Rynek jest wypełniony promocjami, które potrafią nieraz powalić klienta z nóg. Pamiętajmy jednak, że powszechnie jest stosowany zabieg m.in. podwyższania ceny celowo przed promocją, aby ta wyglądała na atrakcyjną, pomimo iż w praktyce obniżka zrównuje się np. ze starą ceną. Właśnie między innymi dlatego powstała słynna dyrektywa Omnibus. Ma ona na celu chronić prawa konsumentów i bronić ich przed nieuczciwymi praktykami handlowymi. Z drugiej strony nakłada ona szereg obowiązków i regulacji na przedsiębiorców, których respektowaniem regularnie przygląda się UOKiK[1]. Teraz Urząd Ochrony Konkurencji i Konsumentów stawia zarzuty Shell Polska za niedostosowanie się do dyrektywy.

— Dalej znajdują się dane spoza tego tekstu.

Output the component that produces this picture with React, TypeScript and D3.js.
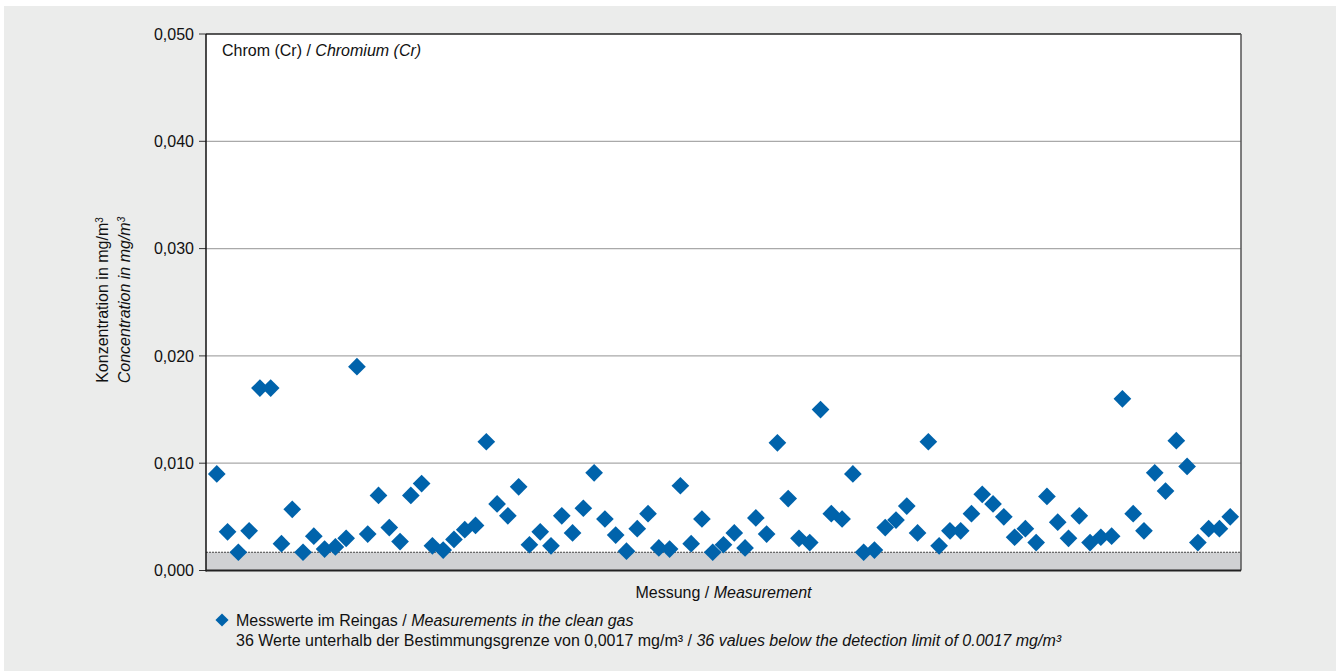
import React from "react";
import * as d3 from "d3";

const values: number[] = [
  0.0090, 0.0036, 0.0017, 0.0037, 0.0170, 0.0170, 0.0025, 0.0057, 0.0017, 0.0032,
  0.0020, 0.0022, 0.0030, 0.0190, 0.0034, 0.0070, 0.0040, 0.0027, 0.0070, 0.0081,
  0.0023, 0.0019, 0.0029, 0.0038, 0.0042, 0.0120, 0.0062, 0.0051, 0.0078, 0.0024,
  0.0036, 0.0023, 0.0051, 0.0035, 0.0058, 0.0091, 0.0048, 0.0033, 0.0018, 0.0039,
  0.0053, 0.0021, 0.0020, 0.0079, 0.0025, 0.0048, 0.0017, 0.0024, 0.0035, 0.0021,
  0.0049, 0.0034, 0.0119, 0.0067, 0.0030, 0.0026, 0.0150, 0.0053, 0.0048, 0.0090,
  0.0017, 0.0019, 0.0040, 0.0047, 0.0060, 0.0035, 0.0120, 0.0023, 0.0037, 0.0037,
  0.0053, 0.0071, 0.0062, 0.0050, 0.0031, 0.0039, 0.0026, 0.0069, 0.0045, 0.0030,
  0.0051, 0.0026, 0.0031, 0.0032, 0.0160, 0.0053, 0.0037, 0.0091, 0.0074, 0.0121,
  0.0097, 0.0026, 0.0039, 0.0039, 0.0050,
];
const measurementIds: number[] = values.map((_, i) => i + 1);
const yTicks: number[] = [0, 0.01, 0.02, 0.03, 0.04, 0.05];
const detectionLimit = 0.0017;

const FONT = "'Liberation Sans Narrow', 'Arial Narrow', 'Liberation Sans', sans-serif";

export default function App() {
  const W = 1341, H = 671;
  const left = 206, right = 1241, top = 34, bottom = 570.5;
  const x = d3.scalePoint<number>().domain(measurementIds).range([left, right]).padding(1);
  const y = d3.scaleLinear().domain([0, 0.05]).range([bottom, top]);
  const fmt = (v: number) => d3.format(".3f")(v).replace(".", ",");
  const diamond = d3.symbol().type(d3.symbolDiamond2).size(200)() as string;
  const blue = "#0063ab";

  return (
    <svg width={W} height={H} style={{ position: "absolute", left: 0, top: 0, display: "block" }}>
      <rect x={0} y={0} width={W} height={H} fill="#ffffff" />
      <rect x={4} y={6} width={1332} height={665} fill="#ebeceb" />
      <rect x={left} y={top} width={right - left} height={bottom - top} fill="#ffffff" />
      {/* detection limit band */}
      <rect x={left} y={y(detectionLimit)} width={right - left} height={bottom - y(detectionLimit)} fill="#d0d1d3" />
      <line x1={left} x2={right} y1={y(detectionLimit)} y2={y(detectionLimit)} stroke="#444" strokeWidth={1} strokeDasharray="2,1" />
      {/* grid */}
      {yTicks.filter(t => t > 0 && t < 0.05).map(t => (
        <line key={t} x1={left} x2={right} y1={y(t)} y2={y(t)} stroke="#a9a9a9" strokeWidth={1.2} />
      ))}
      {/* ticks and labels */}
      {yTicks.map(t => (
        <g key={"t" + t}>
          <line x1={left - 7} x2={left} y1={y(t)} y2={y(t)} stroke="#333" strokeWidth={1} />
          <text x={left - 12} y={y(t)} dy="0.35em" textAnchor="end" fontFamily={FONT} fontSize={16} fill="#111">{fmt(t)}</text>
        </g>
      ))}
      {/* frame */}
      <line x1={left} x2={right} y1={top} y2={top} stroke="#222" strokeWidth={1.5} />
      <line x1={right} x2={right} y1={top} y2={bottom} stroke="#555" strokeWidth={1.5} />
      <line x1={left} x2={left} y1={top} y2={bottom + 1} stroke="#111" strokeWidth={1.5} />
      <line x1={left} x2={right} y1={bottom} y2={bottom} stroke="#222" strokeWidth={2} />
      {/* title */}
      <text x={222} y={56} fontFamily={FONT} fontSize={16} fill="#111">
        Chrom (Cr) / <tspan fontStyle="italic">Chromium (Cr)</tspan>
      </text>
      {/* points */}
      {values.map((v, i) => (
        <path key={i} d={diamond} transform={`translate(${x(measurementIds[i])},${y(v)})`} fill={blue} />
      ))}
      {/* x axis title */}
      <text x={(left + right) / 2} y={598} textAnchor="middle" fontFamily={FONT} fontSize={16} fill="#111">
        Messung / <tspan fontStyle="italic">Measurement</tspan>
      </text>
      {/* y axis title */}
      <g transform="translate(108,300) rotate(-90)">
        <text x={0} y={0} textAnchor="middle" fontFamily={FONT} fontSize={16} fill="#111">
          Konzentration in mg/m<tspan dy={-5} fontSize={10}>3</tspan>
        </text>
        <text x={0} y={22} textAnchor="middle" fontFamily={FONT} fontSize={16} fill="#111" fontStyle="italic">
          Concentration in mg/m<tspan dy={-5} fontSize={10}>3</tspan>
        </text>
      </g>
      {/* legend */}
      <path d={d3.symbol().type(d3.symbolDiamond2).size(110)() as string} transform="translate(222,620)" fill={blue} />
      <text x={236} y={626} fontFamily={FONT} fontSize={16} fill="#111">
        Messwerte im Reingas / <tspan fontStyle="italic">Measurements in the clean gas</tspan>
      </text>
      <text x={236} y={646} fontFamily={FONT} fontSize={16} fill="#111">
        36 Werte unterhalb der Bestimmungsgrenze von 0,0017 mg/m³ / <tspan fontStyle="italic">36 values below the detection limit of 0.0017 mg/m³</tspan>
      </text>
    </svg>
  );
}
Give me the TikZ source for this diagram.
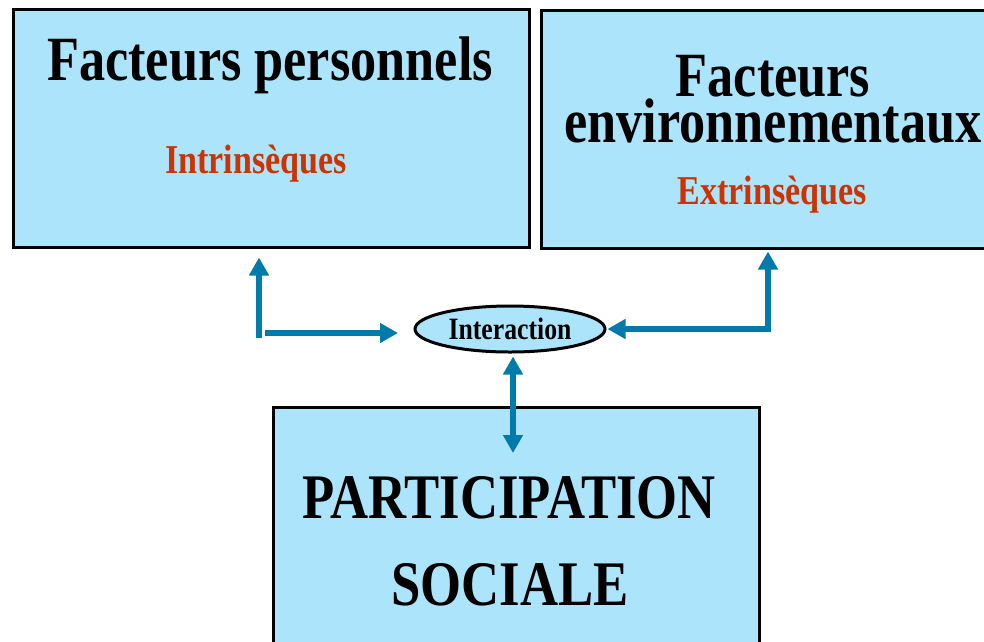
\documentclass[tikz,border=0pt]{standalone}
\usepackage{fontspec}
\newfontfamily\cond{Liberation Serif}[FakeStretch=0.83]
\usetikzlibrary{shapes.geometric,arrows.meta,calc}
\definecolor{boxfill}{RGB}{172,228,252}
\definecolor{arrcol}{RGB}{0,122,170}
\definecolor{subred}{RGB}{204,51,0}
\begin{document}
\begin{tikzpicture}[x=1pt,y=-1pt,
  box/.style={draw=black,line width=3pt,fill=boxfill,rectangle,inner sep=0pt},
  title/.style={anchor=base,inner sep=0pt,font=\cond\bfseries\fontsize{63}{63}\selectfont},
  sub/.style={anchor=base,inner sep=0pt,text=subred,font=\cond\bfseries\fontsize{41}{41}\selectfont},
  big/.style={anchor=base,inner sep=0pt,font=\cond\bfseries\fontsize{63.5}{63.5}\selectfont},
  arr/.style={draw=arrcol,line width=5.5pt,arrows={-Triangle[width=19pt,length=18pt]}},
  arrb/.style={draw=arrcol,line width=5.5pt,arrows={Triangle[width=19pt,length=18pt]-Triangle[width=19pt,length=18pt]}}]
\useasboundingbox (0,0) rectangle (984,641);
\clip (0,0) rectangle (984,641);
\fill[white] (0,0) rectangle (984,641);
% boxes
\node[box,minimum width=516pt,minimum height=238pt] (b1) at (271,128) {};
\node[box,minimum width=454pt,minimum height=238pt] (b2) at (768,129) {};
\node[box,minimum width=486pt,minimum height=253pt] (b3) at (516,533.5) {};
% texts
\node[title] (t1) at (270,80) {Facteurs personnels};
\node[sub] (s1) at (256,173) {Intrinsèques};
\node[title,align=center,font=\cond\bfseries\fontsize{63}{42}\selectfont] (t2) at (773,142) {Facteurs\\environnementaux};
\node[sub] (s2) at (772,204) {Extrinsèques};
\node[big] (p1) at (509,518) {PARTICIPATION};
\node[big] (p2) at (510,605) {SOCIALE};
% ellipse
\node[ellipse,draw=black,line width=3pt,fill=boxfill,minimum width=190pt,minimum height=46pt,inner sep=0pt,
      font=\cond\bfseries\fontsize{31}{31}\selectfont] (ell) at (510,329) {Interaction};
% connectors
\coordinate (l1) at (259,338);
\coordinate (l2) at (265,333);
\coordinate (l3) at (398,333);
\coordinate (v) at (513,453);
\draw[arr] (l1) -- ($(l1 |- b1.south)+(0,9)$);
\draw[arr] (l2) -- (l3);
\draw[arrb] ([xshift=1pt]ell.east) -| ($(b2.south)+(0,2)$);
\draw[arrb] ($(ell.south -| v)+(0,3)$) -- (v);
\end{tikzpicture}
\end{document}
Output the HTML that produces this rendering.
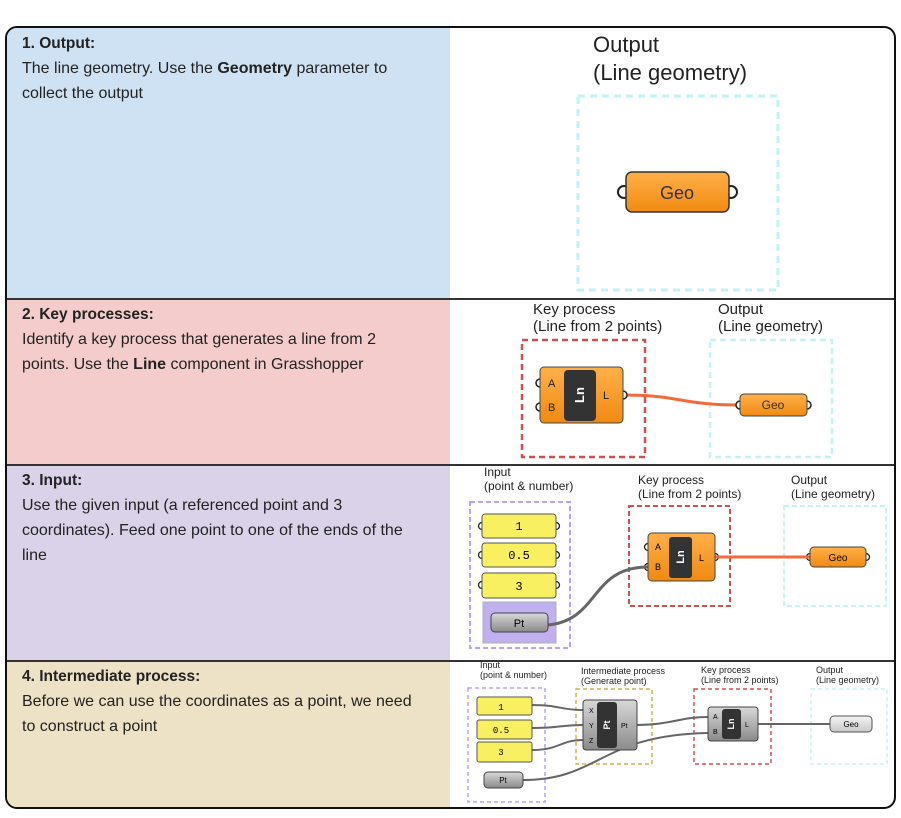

“Wtorki i czwartki z Shell V-Power” bez informacji o najniższej cenie paliwa
Stacje paliw Shell w przeszłości lubiły być oblegane szczególnie w te dwa dni tygodnia, kiedy obowiązywała promocja. Kierowcy mogli zakupić paliwo “premium” po cenie zwykłego, spełniając przy tym kilka warunków. Wątpliwości UOKiK wzbudził jednak sposób prowadzenia kampanii, który nie spełniał wymogów formalnych. Jak podaje UOKiK: “niestety, ani[2] w materiałach marketingowych, ani na terenie stacji nie pojawiała się informacja o najniższej cenie paliwa, która obowiązywała w okresie 30 dni przed wprowadzeniem obniżek. Tym samym konsumenci nie mogli ocenić, czy promocja jest dla nich korzystna“. Jednocześnie urząd zaznacza: “informacja o najniższej cenie z 30 dni przed obniżką powinna się znaleźć obok informacji o obniżonej cenie, a zatem wszędzie tam, gdzie przedsiębiorca ogłasza rabaty dotyczące konkretnego towaru lub usługi, np. w komunikatach marketingowych lub na dystrybutorach paliw“.
Dyrektywa Omnibus również obowiązuje na stacjach paliw
Właściwą implementację dyrektywy, która obowiązuje w Polsce od 1 stycznia 2023 znajdziemy szczególnie w sieciach handlowych. Popularne promocje w dyskontach, sklepach odzieżowych etc. obok promocji wyraźnie pokazują: “najniższa cena sprzed 30 dni“. W przypadku stacji paliw ciężko takiej regularnej praktyki doświadczyć. Oczywiście promocje obowiązują, jednak są one znikome na tle innych segmentów rynku. Wynika to z faktu, iż ceny na dystrybutorach zmieniają się nawet kilka razy dziennie. Nie praktykuje się praktycznie nigdzie klasycznych promocji na paliwo jak w sklepach. Nie oznacza to, że Shell nie jest zagrożony żadną sankcją. Jak zaznacza Urząd Ochrony Konkurencji i Konsumentów – “Shell Polska grozi kara do 10 proc. obrotu“.